[Math] Conditional expectation with normal distribution – Clarification needed

conditional probabilityprobability

I am trying to figure out conditional expectation for the following case: Suppose $\theta$ has normal distribution with mean $0$ and variance $1$ i.e., standard normal. Let $x_i=\theta+\epsilon_i$ where $\epsilon_i$ has normal distribution with mean $0$ and variance $\frac{1-v}{v}$ for some $v\in(0,1)$. Given this it is claimed $\mathbf{E}[\theta\mid x_i]=vx_i$. To my mind, since $\theta=x_i-\epsilon_i$, thus $\mathbf E[\theta\mid x_i]=x_i$. To obtain answer I tried proper way which is using pdf of normal and expectation but I couldn't figure out how to solve integrals. Thanks for any help!

P.S. After a comment, $\theta$ and $\epsilon_i$ independent.

Best Answer

Sketch: Let $X=Y+Z$ with $Y,Z$ normal and independent: $Y \sim N(0,1) $ and $Z \sim N(0,a) $ We want $E[Y|X]$.

A common mistake (that you did) is to write $E[Y|X]=E[X|X]-E[Z|X]=X$ . The problem is that $X$ and $Z$ are not independent, hence $E[Z|X] \ne 0$ [*]

One way is to apply the inversion formula to the densities. Informally:

$$P(Y|X) = \frac{P(X|Y)P(Y)}{P(X)}=\frac{\psi(X;Y,a) \,\psi(Y;0,1)}{\psi(X;0,a+1)}$$ where $\psi(t;u,s)$ is the normal density function with mean $u$ and variance $s$ evaluated at $t$. Then, assuming $X$ is fixed, we can ignore the denominator (it's a normalization factor) and the numerator is the product of normals; working out the exponent (remember that $Y$ is our variable here) when can complete the square...
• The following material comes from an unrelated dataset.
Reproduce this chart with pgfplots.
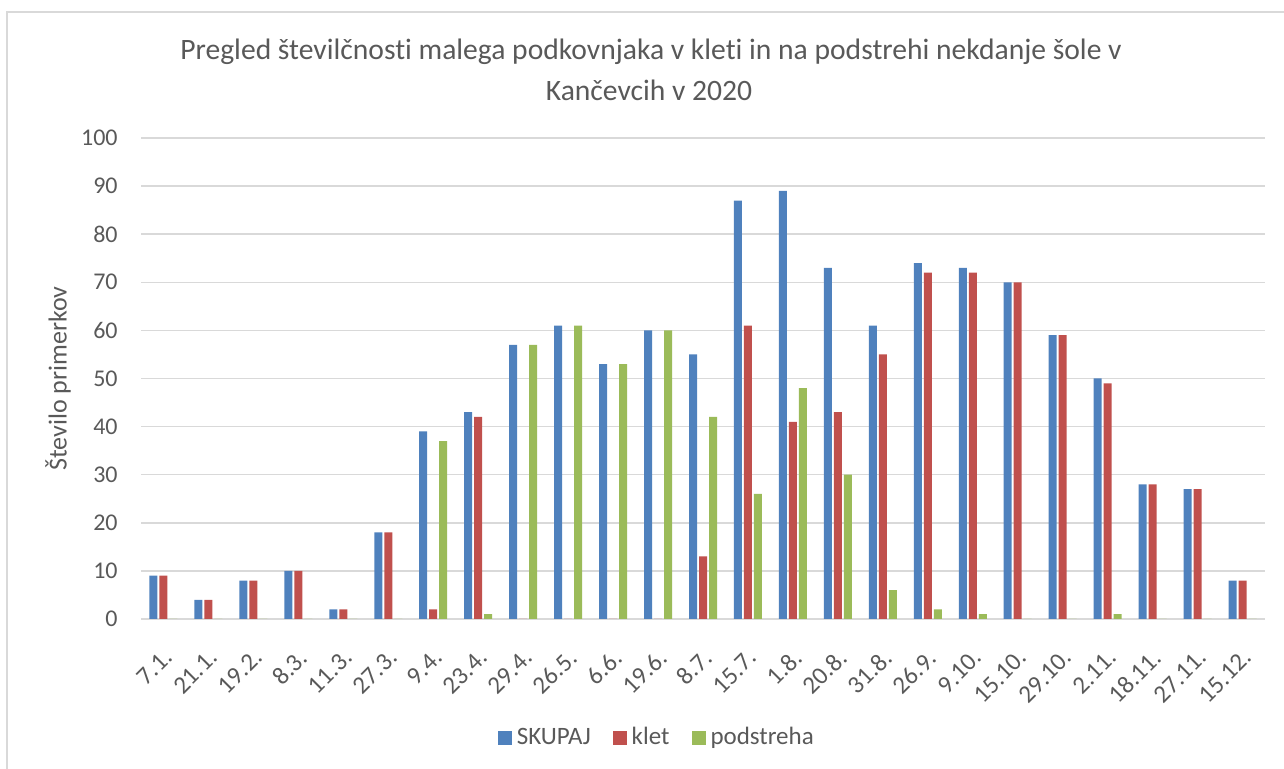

$$-\frac{(X-Y)^2}{2a}-\frac{Y^2}{2}=-\frac{1}{2a}\left((1+a)Y^2-2XY+X^2\right)=\\ =-\frac{1+a}{2a}\left( Y- \frac{X}{1+a} \right)^2 + c$$ with some $c$ does not depend on $Y$ (no need to compute it).

Hence, we get that $Y$ conditioned on $X$ is normal with mean $\frac{X}{1+a}$ (you also can see the variance), so $$E[Y|X]=\frac{X}{1+a}$$

[*] Why this mistake is common? Perhaps because of a wrong use of cause-effect concepts. Given $C=A+B$ one regards $C$ as an "ouput" and $A,B$ as "inputs" (ok), then slip on to consider of $A,B$ as "causes" and $C$ as the "effect", then one considers that "the output (effect) depends on the input (cause)", but on the contrary, "the input does not depend on the output" (false; for one thing, independence is a symmetric relation). Hence to condition on the output does not changes the probabilities of the inputs, and $E(A|C)=E(A)$. Of course, this is wrong.